Eaux publiques ; responsabilité du propriétaire foncier ; responsabilité causale ; responsabilité étatique ; responsabilité du canton pour le fait d’un tiers. Le propriétaire foncier a qualité pour défendre à une action fondée sur l’art. 679 CC non seulement lorsqu’il cause lui-même un dommage, mais également quand celui-ci est le fait d’une tierce personne qui utilise directement son immeuble et qui y est autorisée en vertu du droit privé ou public. Cet article trouve aussi application lorsque le fonds d’où émane l’atteinte appartient à une collectivité publique. Tel est le cas sans restriction lorsque ce fonds ressortit au patrimoine financier de la collectivité publique concernée (composé de biens servant indirectement à remplir des tâches publiques) vu que ces biens sont en principe gérés selon le droit privé. Quant aux biens du patrimoine administratif (qui servent directement à remplir une tâche publique, tels que gares, hôpitaux ou écoles) et ceux destinés à l’usage commun, ils peuvent rester soumis au droit privé dans la mesure compatible avec leur affectation et pour autant que la loi ne prescrive pas une solution différente ; un examen du cas concret est donc nécessaire pour déterminer si l’accomplissement de tâches publiques déterminées par la loi exclut l’application du droit civil. Toutefois, si les immissions proviennent de l’utilisation, conforme à sa destination, d’un ouvrage d’intérêt public pour la réalisation duquel la collectivité disposait du droit d’expropriation, et si la tâche publique ne peut pas être exécutée sans provoquer des immissions dans les environs (immissions inévitables ou ne pouvant être écartées sans frais excessifs), le voisin ne peut pas exercer les actions du droit privé prévues à l’art. 679 CC. Dans un tel cas, la prétention au versement d’une indemnité d’expropriation se substitue à ces actions et il appartient non plus au juge civil, mais au juge de l’expropriation de statuer sur l’existence du droit à l’indemnité et sur le montant de celle-ci. En l’espèce, à l’instar du propriétaire d’immeuble qui répond de l’usage illicite qu’en fait son fermier, le canton engage sa responsabilité du fait d’inondations consécutives à une remontée de la nappe phréatique, provoquée par des travaux d’extraction industrielle de gravier dans le lit du Rhône effectués à une profondeur plus basse que la limite fixée dans l’autorisation délivrée par le canton.

Art. 58 al. 1 LCR

Responsabilité pour les dommages causés pendant l’examen du permis de conduire ; notion de détenteur. Le détenteur d’un véhicule est la personne qui utilise ledit véhicule pour son usage et dans son intérêt propre, qui en a la maîtrise et qui assume les risques liés à son utilisation. En l’espèce, le canton ne peut pas être considéré comme détenteur de la voiture d’auto-école utilisée durant l’examen, en raison notamment de la durée de l’utilisation du véhicule, de son but et de l’intérêt en cause. L’auto-école n’a aucune obligation de prêter une voiture pour l’examen pratique, elle la prête à des fins commerciales, de sorte qu’elle en reste détentrice et ce indépendamment du fait qu’elle n’a pas d’influence sur ce qui se produit pendant l’examen.

ATF 143 I 37 (f)

2016-2017

Art. 5 al. 2, 27, 94 Cst.

Activité de valet de parking sur le site de l’Aéroport International de Genève (ci-après : l’Aéroport) ; patrimoine administratif ; liberté économique ; proportionnalité.
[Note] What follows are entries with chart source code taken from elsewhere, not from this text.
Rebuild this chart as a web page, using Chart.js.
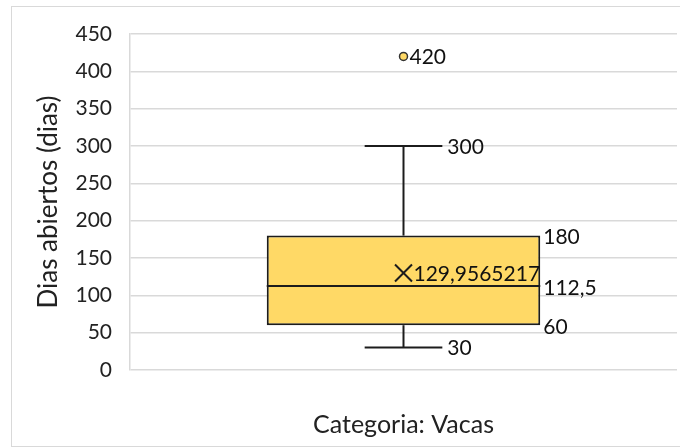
<!DOCTYPE html>
<html>
<head>
<meta charset="utf-8">
<script src="https://cdn.jsdelivr.net/npm/chart.js@4/dist/chart.umd.min.js"></script>
<style>
  html, body { margin: 0; padding: 0; background: #fff; }
  #wrap { width: 680px; height: 448px; position: relative; }
</style>
</head>
<body>
<div id="wrap"><canvas id="c" width="680" height="448"></canvas></div>
<script>
// Box plot summary per category
const categories = ['Vacas'];
const whiskerMin = [30];
const quartile1 = [60];
const medians = [112.5];
const quartile3 = [180];
const whiskerMax = [300];
const means = [129.9565217];
const outliers = [420];
const yTickValues = [0, 50, 100, 150, 200, 250, 300, 350, 400, 450];

const INK = '#1c1c1c';
const FILL = '#FFD966';
const GRID = '#D9D9D9';
const FONT = 'Lato, "Open Sans", sans-serif';

// Spanish decimal comma
const fmt = v => String(v).replace('.', ',');

Chart.defaults.font.family = FONT;
Chart.defaults.font.size = 21;
Chart.defaults.color = '#222';

const boxParts = {
  id: 'boxParts',
  beforeDraw(chart) {
    const ctx = chart.ctx;
    ctx.save();
    ctx.fillStyle = '#fff';
    ctx.fillRect(0, 0, chart.width, chart.height);
    ctx.strokeStyle = GRID;
    ctx.lineWidth = 1;
    ctx.strokeRect(11.5, 6.5, chart.width, chart.height - 8);
    ctx.restore();
  },
  afterDatasetsDraw(chart) {
    const ctx = chart.ctx;
    const y = chart.scales.y;
    const boxes = chart.getDatasetMeta(0).data;
    const meanPts = chart.getDatasetMeta(1).data;
    const outPts = chart.getDatasetMeta(2).data;
    const line = (x1, y1, x2, y2) => {
      ctx.beginPath(); ctx.moveTo(x1, y1); ctx.lineTo(x2, y2); ctx.stroke();
    };
    ctx.save();
    ctx.strokeStyle = INK;
    ctx.lineWidth = 2;
    ctx.lineCap = 'butt';
    boxes.forEach((bar, i) => {
      const cx = bar.x;
      const half = bar.width / 2;
      const cap = bar.width * 0.142;
      const pMin = y.getPixelForValue(whiskerMin[i]);
      const pQ1 = y.getPixelForValue(quartile1[i]);
      const pMed = y.getPixelForValue(medians[i]);
      const pQ3 = y.getPixelForValue(quartile3[i]);
      const pMax = y.getPixelForValue(whiskerMax[i]);
      // whiskers and caps
      line(cx, pQ3, cx, pMax);
      line(cx - cap, pMax, cx + cap, pMax);
      line(cx, pQ1, cx, pMin);
      line(cx - cap, pMin, cx + cap, pMin);
      // median
      line(cx - half, pMed, cx + half, pMed);

      // value labels
      ctx.fillStyle = '#111';
      ctx.font = '21px ' + FONT;
      ctx.textAlign = 'left';
      ctx.textBaseline = 'middle';
      ctx.fillText(fmt(whiskerMax[i]), cx + cap + 5, pMax + 1);
      ctx.fillText(fmt(whiskerMin[i]), cx + cap + 5, pMin + 1);
      ctx.fillText(fmt(quartile3[i]), cx + half + 3, pQ3 + 2);
      ctx.fillText(fmt(medians[i]), cx + half + 3, pMed + 2);
      ctx.fillText(fmt(quartile1[i]), cx + half + 3, pQ1 + 2);
      const m = meanPts[i];
      ctx.fillText(fmt(means[i]), m.x + 10, m.y + 1);
      const o = outPts[i];
      ctx.fillText(fmt(outliers[i]), o.x + 6, o.y + 1);
    });
    ctx.restore();
  }
};

new Chart(document.getElementById('c'), {
  data: {
    labels: categories,
    datasets: [
      {
        type: 'bar',
        label: 'Caja',
        data: categories.map((c, i) => [quartile1[i], quartile3[i]]),
        backgroundColor: FILL,
        borderColor: INK,
        borderWidth: 2,
        borderSkipped: false,
        barPercentage: 0.5,
        categoryPercentage: 1,
        order: 3
      },
      {
        type: 'line',
        label: 'Media',
        data: means,
        showLine: false,
        pointStyle: 'crossRot',
        pointRadius: 12,
        pointBorderWidth: 2,
        borderColor: INK,
        order: 1
      },
      {
        type: 'line',
        label: 'Atípicos',
        data: outliers,
        showLine: false,
        pointStyle: 'circle',
        pointRadius: 4,
        pointBorderWidth: 1.5,
        backgroundColor: FILL,
        borderColor: '#333',
        order: 2
      }
    ]
  },
  options: {
    responsive: false,
    devicePixelRatio: 1,
    animation: false,
    layout: { autoPadding: false, padding: { top: 34, right: 3, bottom: 0, left: 0 } },
    plugins: {
      legend: { display: false },
      tooltip: { enabled: false }
    },
    scales: {
      x: {
        type: 'category',
        offset: true,
        grid: { display: false },
        border: { display: false },
        ticks: { display: false },
        title: {
          display: true,
          text: 'Categoria: Vacas',
          color: '#222',
          font: { size: 25 },
          padding: { top: 0, bottom: 8 }
        },
        afterFit(s) { s.height = 78; }
      },
      y: {
        min: 0,
        max: 450,
        afterBuildTicks(s) { s.ticks = yTickValues.map(v => ({ value: v })); },
        ticks: { padding: 18, color: '#222', font: { size: 21 } },
        grid: { color: GRID, lineWidth: 1.5, drawTicks: false },
        border: { display: true, color: GRID, width: 1.5 },
        title: {
          display: true,
          text: 'Dias abiertos (dias)',
          color: '#222',
          font: { size: 26 },
          padding: { top: 33, bottom: 0 }
        },
        afterFit(s) { s.width = 130; }
      }
    }
  },
  plugins: [boxParts]
});
</script>
</body>
</html>
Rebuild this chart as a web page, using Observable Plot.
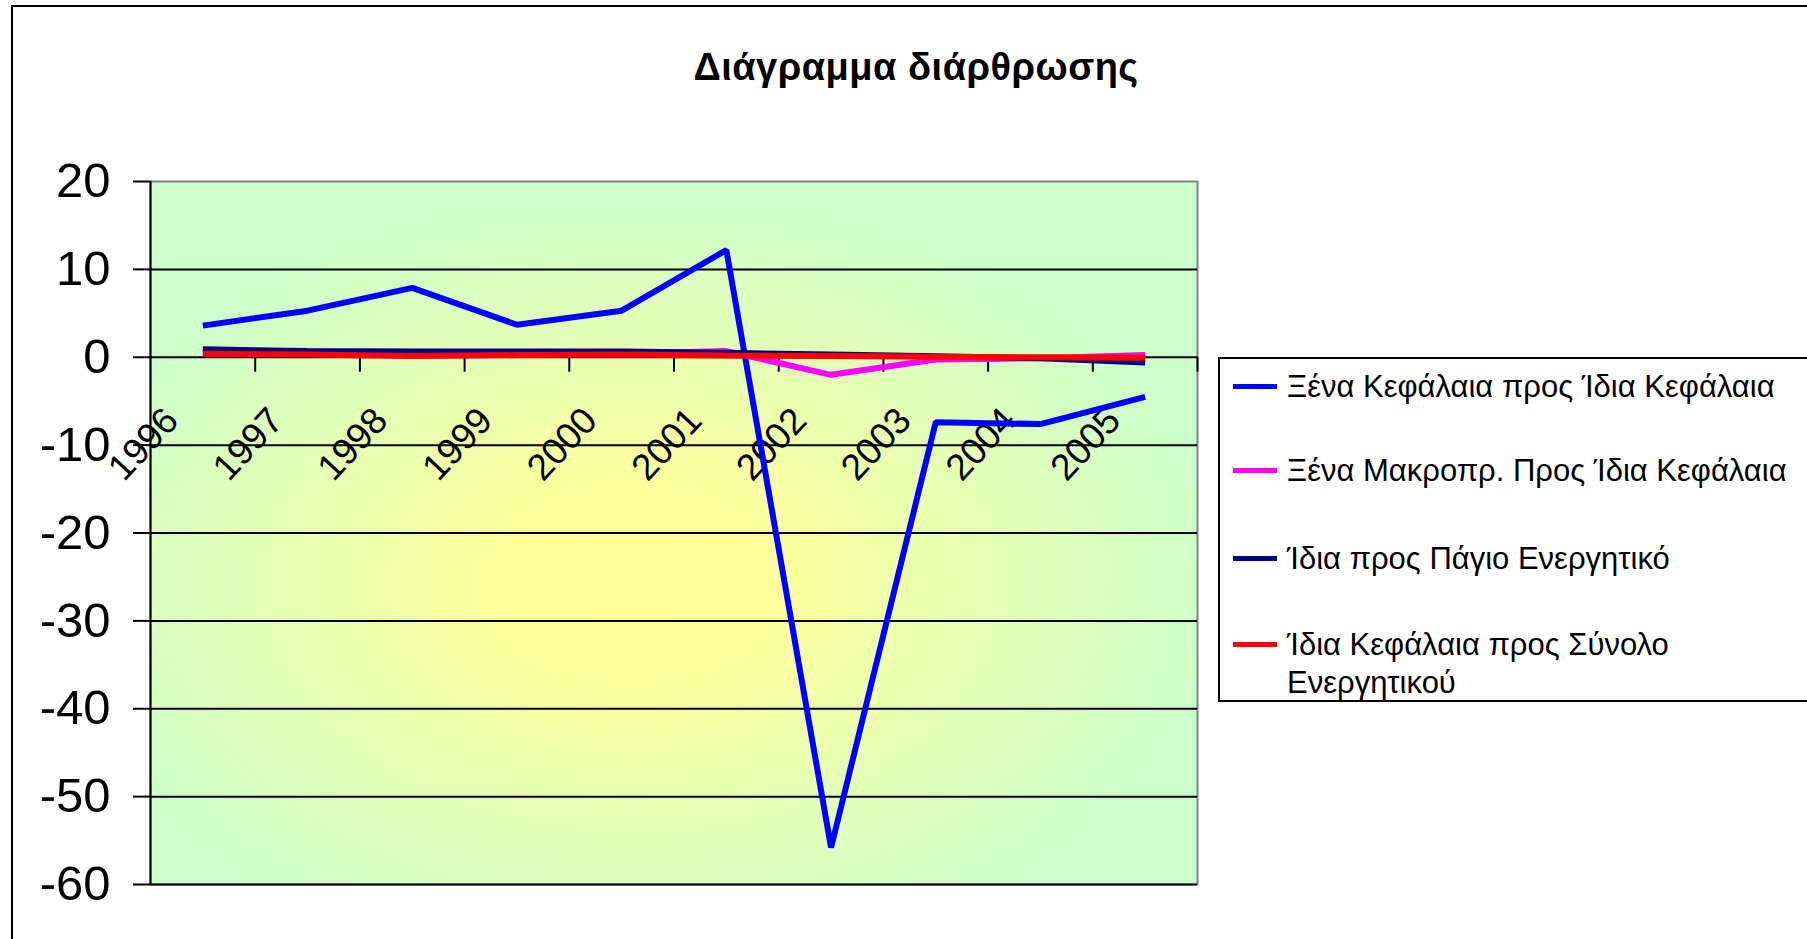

Les parkings dont l’Aéroport est propriétaire font partie de son patrimoine administratif. En vertu du droit fédéral et cantonal, l’Aéroport a la compétence et l’obligation de les gérer dans le respect des impératifs d’intérêt public poursuivis ; il peut ainsi poser des conditions à leur usage et limiter une utilisation qui n’est pas conforme à leur but premier. Tel est le cas de l’activité de valet de parking exercée sans concession ou autorisation écrite. Le recourant ne peut se prévaloir de sa liberté économique au sens de l’art. 27 Cst. lorsqu’il entend utiliser les parkings de l’Aéoroport pour exercer son activité à d’autres fins (usage extraordinaire) que le but d’intérêt public poursuivi par l’Aéroport en lien avec les parkings de courte durée du site aéroportuaire. Le recourant peut néanmoins invoquer sa liberté écomique pour se plaindre d’une inégalité de traitement avec des entreprises concurrentes en lien avec cet usage.